»»
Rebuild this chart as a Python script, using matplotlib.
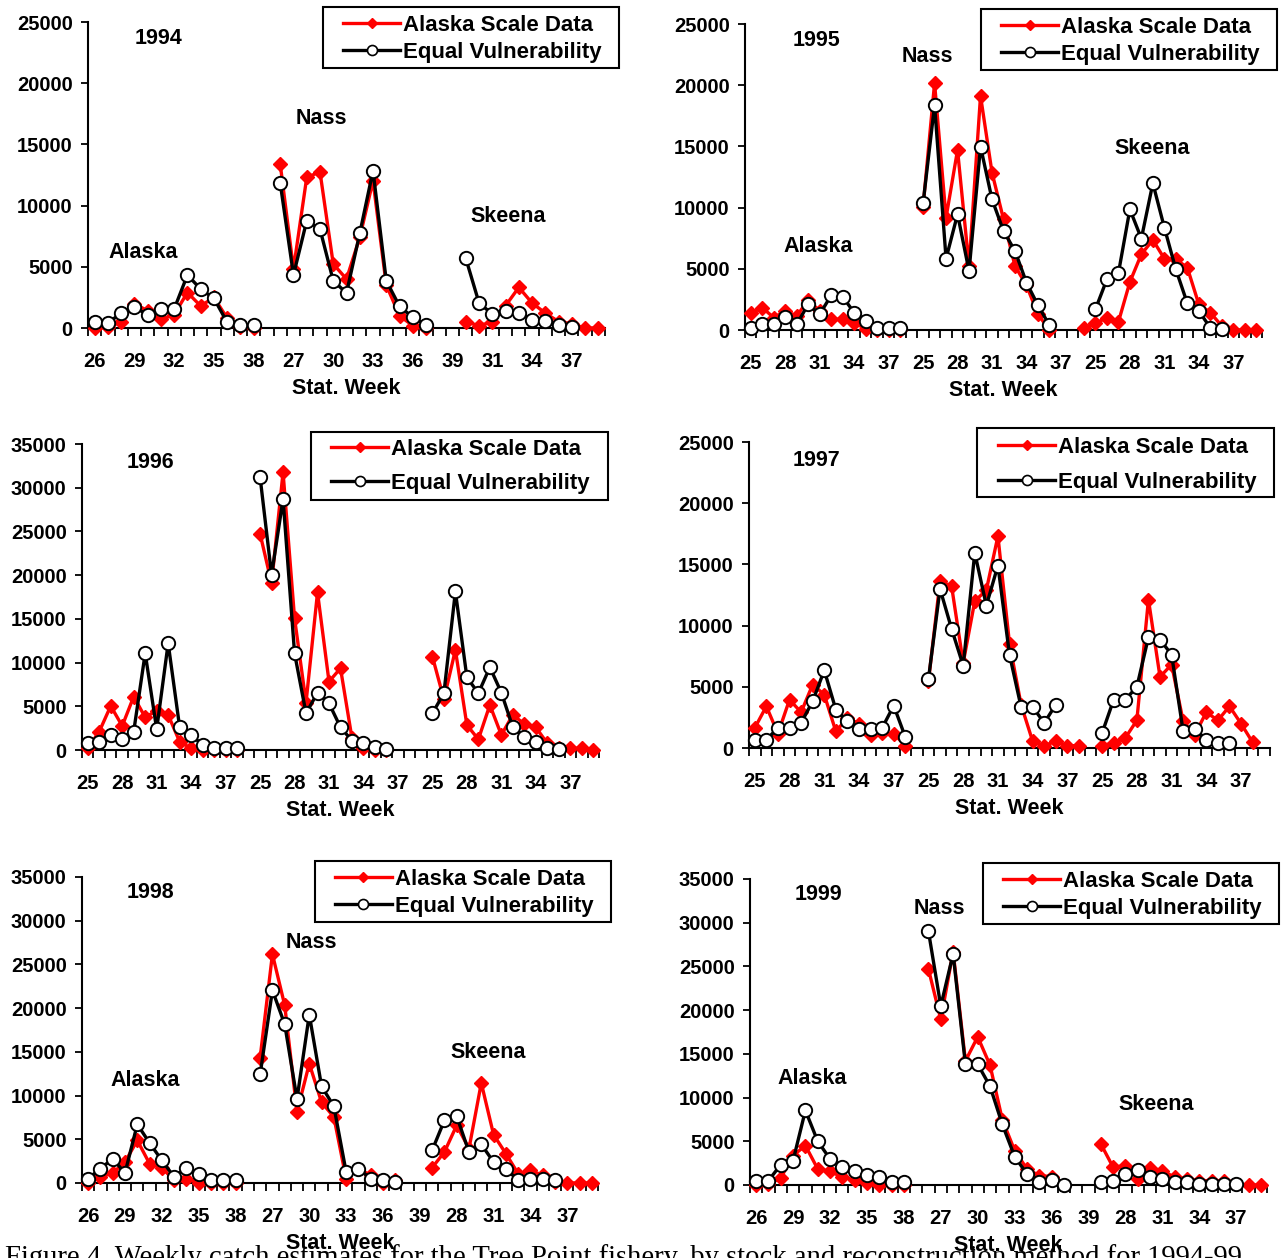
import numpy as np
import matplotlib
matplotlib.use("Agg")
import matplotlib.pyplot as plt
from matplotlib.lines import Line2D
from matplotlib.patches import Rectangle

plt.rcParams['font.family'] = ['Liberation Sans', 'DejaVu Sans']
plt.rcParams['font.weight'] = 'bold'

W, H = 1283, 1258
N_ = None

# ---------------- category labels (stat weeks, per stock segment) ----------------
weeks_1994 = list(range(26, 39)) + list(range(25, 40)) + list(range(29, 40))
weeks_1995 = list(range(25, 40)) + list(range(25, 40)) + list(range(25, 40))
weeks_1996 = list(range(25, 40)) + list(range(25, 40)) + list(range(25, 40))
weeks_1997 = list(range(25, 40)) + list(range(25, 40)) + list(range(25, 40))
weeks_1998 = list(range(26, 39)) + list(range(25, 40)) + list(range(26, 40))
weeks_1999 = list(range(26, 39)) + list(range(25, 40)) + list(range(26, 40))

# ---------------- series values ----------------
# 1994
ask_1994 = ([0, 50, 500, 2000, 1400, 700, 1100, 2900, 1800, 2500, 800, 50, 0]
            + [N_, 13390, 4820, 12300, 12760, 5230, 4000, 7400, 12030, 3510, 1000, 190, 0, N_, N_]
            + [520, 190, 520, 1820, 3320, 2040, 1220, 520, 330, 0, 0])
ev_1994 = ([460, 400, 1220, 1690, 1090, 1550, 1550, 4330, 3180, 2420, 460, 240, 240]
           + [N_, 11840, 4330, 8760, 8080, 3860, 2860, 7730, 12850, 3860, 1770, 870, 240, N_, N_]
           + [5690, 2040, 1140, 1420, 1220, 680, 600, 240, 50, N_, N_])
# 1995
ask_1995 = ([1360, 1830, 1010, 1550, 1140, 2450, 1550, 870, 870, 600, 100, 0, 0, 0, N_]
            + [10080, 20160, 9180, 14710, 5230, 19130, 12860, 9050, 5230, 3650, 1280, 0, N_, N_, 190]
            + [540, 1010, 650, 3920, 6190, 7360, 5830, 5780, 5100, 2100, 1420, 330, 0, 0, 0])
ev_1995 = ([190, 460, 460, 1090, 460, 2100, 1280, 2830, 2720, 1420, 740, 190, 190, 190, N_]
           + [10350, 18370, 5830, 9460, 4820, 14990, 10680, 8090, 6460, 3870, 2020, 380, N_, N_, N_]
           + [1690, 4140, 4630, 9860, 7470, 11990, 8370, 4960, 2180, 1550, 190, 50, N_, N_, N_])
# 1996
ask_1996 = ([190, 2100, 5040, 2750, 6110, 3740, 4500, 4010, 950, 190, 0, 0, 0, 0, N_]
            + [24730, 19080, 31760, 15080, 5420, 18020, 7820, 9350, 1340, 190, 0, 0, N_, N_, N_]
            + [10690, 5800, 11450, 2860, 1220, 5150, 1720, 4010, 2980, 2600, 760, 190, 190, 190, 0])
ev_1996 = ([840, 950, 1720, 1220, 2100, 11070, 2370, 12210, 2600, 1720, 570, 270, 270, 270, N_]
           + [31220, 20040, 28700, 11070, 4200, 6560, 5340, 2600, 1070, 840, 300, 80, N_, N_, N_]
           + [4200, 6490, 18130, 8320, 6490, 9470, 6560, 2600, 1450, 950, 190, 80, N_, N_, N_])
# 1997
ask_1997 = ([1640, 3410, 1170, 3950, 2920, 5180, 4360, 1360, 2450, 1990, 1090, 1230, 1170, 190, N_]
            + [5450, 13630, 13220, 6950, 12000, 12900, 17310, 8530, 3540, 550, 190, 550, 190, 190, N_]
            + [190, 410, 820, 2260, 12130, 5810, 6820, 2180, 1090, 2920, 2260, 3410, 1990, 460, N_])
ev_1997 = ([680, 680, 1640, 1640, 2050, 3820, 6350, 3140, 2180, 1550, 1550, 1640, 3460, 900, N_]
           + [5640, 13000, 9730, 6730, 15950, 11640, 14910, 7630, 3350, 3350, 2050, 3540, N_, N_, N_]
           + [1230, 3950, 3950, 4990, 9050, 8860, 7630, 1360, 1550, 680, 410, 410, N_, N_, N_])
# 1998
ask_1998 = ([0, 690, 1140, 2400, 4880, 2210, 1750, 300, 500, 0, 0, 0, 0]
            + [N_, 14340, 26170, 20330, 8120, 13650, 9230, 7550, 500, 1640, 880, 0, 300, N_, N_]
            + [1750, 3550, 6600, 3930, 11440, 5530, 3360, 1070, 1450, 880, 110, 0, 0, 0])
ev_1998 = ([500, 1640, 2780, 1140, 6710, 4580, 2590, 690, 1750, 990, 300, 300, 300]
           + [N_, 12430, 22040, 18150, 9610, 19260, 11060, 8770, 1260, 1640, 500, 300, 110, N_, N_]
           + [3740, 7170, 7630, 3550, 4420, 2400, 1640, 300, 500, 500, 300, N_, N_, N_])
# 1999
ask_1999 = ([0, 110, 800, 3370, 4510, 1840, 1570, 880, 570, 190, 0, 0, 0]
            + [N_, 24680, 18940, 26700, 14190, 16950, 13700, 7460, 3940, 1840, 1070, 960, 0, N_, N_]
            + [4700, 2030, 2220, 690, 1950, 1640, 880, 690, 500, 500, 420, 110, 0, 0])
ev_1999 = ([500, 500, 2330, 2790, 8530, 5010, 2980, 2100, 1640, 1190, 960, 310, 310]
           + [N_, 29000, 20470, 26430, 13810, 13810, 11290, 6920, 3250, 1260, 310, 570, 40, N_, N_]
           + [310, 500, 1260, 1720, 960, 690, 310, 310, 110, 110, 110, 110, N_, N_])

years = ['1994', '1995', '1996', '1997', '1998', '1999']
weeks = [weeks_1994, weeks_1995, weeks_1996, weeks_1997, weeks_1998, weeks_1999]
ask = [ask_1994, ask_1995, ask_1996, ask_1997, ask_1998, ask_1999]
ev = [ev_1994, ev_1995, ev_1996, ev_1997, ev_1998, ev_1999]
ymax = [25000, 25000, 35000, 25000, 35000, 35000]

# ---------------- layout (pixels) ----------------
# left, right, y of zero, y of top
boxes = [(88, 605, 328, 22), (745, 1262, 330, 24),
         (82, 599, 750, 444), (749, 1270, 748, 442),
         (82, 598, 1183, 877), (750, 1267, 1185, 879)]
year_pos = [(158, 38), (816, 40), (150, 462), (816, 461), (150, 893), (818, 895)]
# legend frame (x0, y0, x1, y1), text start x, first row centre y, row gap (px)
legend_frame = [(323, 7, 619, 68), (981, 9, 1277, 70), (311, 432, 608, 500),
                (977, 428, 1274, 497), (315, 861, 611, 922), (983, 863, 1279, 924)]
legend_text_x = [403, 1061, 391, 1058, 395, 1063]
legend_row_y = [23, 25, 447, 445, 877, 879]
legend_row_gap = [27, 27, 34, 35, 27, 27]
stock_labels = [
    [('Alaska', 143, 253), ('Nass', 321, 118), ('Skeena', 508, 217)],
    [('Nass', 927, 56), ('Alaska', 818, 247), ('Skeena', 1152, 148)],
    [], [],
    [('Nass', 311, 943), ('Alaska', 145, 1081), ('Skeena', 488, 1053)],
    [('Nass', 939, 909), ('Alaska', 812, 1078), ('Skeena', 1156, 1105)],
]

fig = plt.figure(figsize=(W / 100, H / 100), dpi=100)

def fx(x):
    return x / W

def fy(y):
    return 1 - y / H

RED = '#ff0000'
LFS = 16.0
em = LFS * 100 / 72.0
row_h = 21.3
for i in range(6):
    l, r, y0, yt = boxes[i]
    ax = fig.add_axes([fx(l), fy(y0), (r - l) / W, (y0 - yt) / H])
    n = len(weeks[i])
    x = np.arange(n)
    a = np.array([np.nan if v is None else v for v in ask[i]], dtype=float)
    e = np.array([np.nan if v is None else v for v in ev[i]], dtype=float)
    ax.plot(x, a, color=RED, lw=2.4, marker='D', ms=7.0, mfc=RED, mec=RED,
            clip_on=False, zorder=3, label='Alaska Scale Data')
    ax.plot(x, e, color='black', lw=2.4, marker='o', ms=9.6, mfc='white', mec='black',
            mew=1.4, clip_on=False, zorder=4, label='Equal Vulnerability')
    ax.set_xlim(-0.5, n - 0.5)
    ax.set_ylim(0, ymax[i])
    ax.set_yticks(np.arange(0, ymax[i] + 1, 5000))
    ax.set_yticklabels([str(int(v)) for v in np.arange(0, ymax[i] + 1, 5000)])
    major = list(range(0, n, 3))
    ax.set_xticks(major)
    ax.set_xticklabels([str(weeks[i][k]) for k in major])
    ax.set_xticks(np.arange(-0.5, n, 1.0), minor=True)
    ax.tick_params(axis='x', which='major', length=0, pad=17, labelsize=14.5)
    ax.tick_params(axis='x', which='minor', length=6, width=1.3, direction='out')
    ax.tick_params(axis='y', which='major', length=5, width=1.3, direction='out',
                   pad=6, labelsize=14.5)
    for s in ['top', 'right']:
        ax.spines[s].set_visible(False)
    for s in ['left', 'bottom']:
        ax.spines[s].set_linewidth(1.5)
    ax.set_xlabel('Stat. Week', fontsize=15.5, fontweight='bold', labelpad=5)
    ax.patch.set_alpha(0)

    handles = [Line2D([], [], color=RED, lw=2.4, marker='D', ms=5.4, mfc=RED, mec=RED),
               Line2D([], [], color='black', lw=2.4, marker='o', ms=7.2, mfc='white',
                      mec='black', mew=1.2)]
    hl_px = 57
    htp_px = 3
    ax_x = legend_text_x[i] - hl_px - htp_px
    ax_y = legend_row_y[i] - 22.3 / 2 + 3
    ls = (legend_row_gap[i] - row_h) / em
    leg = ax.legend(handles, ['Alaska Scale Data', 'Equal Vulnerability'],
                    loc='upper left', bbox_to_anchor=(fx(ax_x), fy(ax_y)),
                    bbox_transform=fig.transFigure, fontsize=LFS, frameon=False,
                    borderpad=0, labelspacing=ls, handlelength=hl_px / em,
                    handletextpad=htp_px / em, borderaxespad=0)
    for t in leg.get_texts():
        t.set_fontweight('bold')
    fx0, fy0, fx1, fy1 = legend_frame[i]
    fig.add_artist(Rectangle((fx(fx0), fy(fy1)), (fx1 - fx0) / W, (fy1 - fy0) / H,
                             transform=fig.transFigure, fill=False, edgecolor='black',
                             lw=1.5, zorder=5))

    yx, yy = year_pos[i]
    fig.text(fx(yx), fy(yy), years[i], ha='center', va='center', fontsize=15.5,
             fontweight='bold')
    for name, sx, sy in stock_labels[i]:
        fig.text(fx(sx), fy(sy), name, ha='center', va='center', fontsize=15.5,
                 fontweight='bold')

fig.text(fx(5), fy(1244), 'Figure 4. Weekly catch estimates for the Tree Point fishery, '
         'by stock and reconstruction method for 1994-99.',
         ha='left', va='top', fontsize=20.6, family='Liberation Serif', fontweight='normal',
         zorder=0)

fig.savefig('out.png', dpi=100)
««
»»
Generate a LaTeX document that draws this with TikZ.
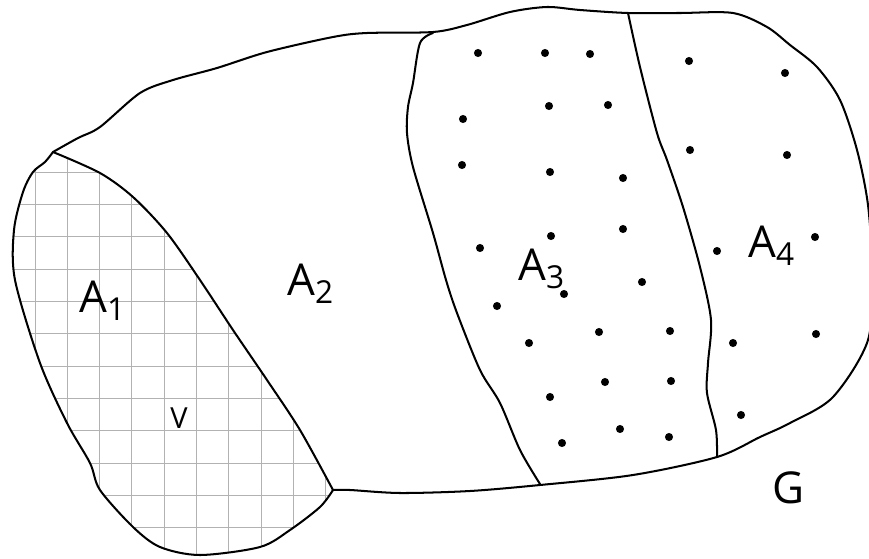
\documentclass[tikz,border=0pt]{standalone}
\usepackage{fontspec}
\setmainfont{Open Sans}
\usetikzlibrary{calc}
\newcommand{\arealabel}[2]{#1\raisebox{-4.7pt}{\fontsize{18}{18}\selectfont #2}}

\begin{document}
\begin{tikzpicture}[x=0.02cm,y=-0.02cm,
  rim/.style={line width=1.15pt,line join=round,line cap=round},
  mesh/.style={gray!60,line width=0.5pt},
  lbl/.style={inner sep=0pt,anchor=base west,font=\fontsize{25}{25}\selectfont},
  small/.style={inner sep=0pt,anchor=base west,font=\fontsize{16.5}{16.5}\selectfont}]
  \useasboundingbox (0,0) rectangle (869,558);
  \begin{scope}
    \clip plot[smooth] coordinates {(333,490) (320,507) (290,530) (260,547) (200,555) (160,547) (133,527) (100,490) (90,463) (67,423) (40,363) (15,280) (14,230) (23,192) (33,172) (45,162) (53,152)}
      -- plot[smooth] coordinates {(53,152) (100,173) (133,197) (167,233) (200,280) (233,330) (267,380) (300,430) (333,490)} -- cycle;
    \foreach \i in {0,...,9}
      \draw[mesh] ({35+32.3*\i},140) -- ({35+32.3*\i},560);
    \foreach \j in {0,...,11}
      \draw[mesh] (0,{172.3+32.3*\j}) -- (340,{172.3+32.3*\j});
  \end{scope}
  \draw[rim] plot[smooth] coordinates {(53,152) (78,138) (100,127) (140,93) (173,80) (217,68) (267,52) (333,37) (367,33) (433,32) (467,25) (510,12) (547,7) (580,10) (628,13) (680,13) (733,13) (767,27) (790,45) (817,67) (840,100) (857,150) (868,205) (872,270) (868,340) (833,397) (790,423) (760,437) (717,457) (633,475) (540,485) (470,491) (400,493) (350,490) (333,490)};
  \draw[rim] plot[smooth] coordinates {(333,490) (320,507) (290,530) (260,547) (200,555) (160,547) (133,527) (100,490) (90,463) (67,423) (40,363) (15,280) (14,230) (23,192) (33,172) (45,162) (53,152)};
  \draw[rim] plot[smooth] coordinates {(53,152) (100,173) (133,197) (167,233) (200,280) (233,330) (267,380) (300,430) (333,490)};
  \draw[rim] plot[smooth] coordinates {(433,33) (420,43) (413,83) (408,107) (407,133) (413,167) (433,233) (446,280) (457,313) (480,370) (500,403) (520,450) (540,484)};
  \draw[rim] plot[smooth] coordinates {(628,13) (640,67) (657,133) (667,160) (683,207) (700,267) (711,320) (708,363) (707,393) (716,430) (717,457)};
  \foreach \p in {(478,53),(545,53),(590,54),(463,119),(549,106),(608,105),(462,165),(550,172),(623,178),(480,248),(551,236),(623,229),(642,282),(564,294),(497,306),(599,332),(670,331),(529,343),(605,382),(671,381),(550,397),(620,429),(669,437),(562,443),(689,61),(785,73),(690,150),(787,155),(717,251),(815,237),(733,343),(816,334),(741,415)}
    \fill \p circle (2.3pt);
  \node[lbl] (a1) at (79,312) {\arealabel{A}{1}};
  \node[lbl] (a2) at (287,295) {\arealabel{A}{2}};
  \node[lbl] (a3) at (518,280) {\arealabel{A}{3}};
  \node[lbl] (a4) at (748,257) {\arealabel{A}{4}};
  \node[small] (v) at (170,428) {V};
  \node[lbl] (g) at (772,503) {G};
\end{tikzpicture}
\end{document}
««
All lines above starting at the one with "Rebuild this chart" and ending at the one with "weeks_1999 = list(range(26, 39))", inclusive, are to be printed again exactly, with the pictures left out.

▶ CORRECT RESPONSE
Rebuild this chart as a Python script, using matplotlib.
import numpy as np
import matplotlib
matplotlib.use("Agg")
import matplotlib.pyplot as plt
from matplotlib.lines import Line2D
from matplotlib.patches import Rectangle

plt.rcParams['font.family'] = ['Liberation Sans', 'DejaVu Sans']
plt.rcParams['font.weight'] = 'bold'

W, H = 1283, 1258
N_ = None

# ---------------- category labels (stat weeks, per stock segment) ----------------
weeks_1994 = list(range(26, 39)) + list(range(25, 40)) + list(range(29, 40))
weeks_1995 = list(range(25, 40)) + list(range(25, 40)) + list(range(25, 40))
weeks_1996 = list(range(25, 40)) + list(range(25, 40)) + list(range(25, 40))
weeks_1997 = list(range(25, 40)) + list(range(25, 40)) + list(range(25, 40))
weeks_1998 = list(range(26, 39)) + list(range(25, 40)) + list(range(26, 40))
weeks_1999 = list(range(26, 39)) + list(range(25, 40)) + list(range(26, 40))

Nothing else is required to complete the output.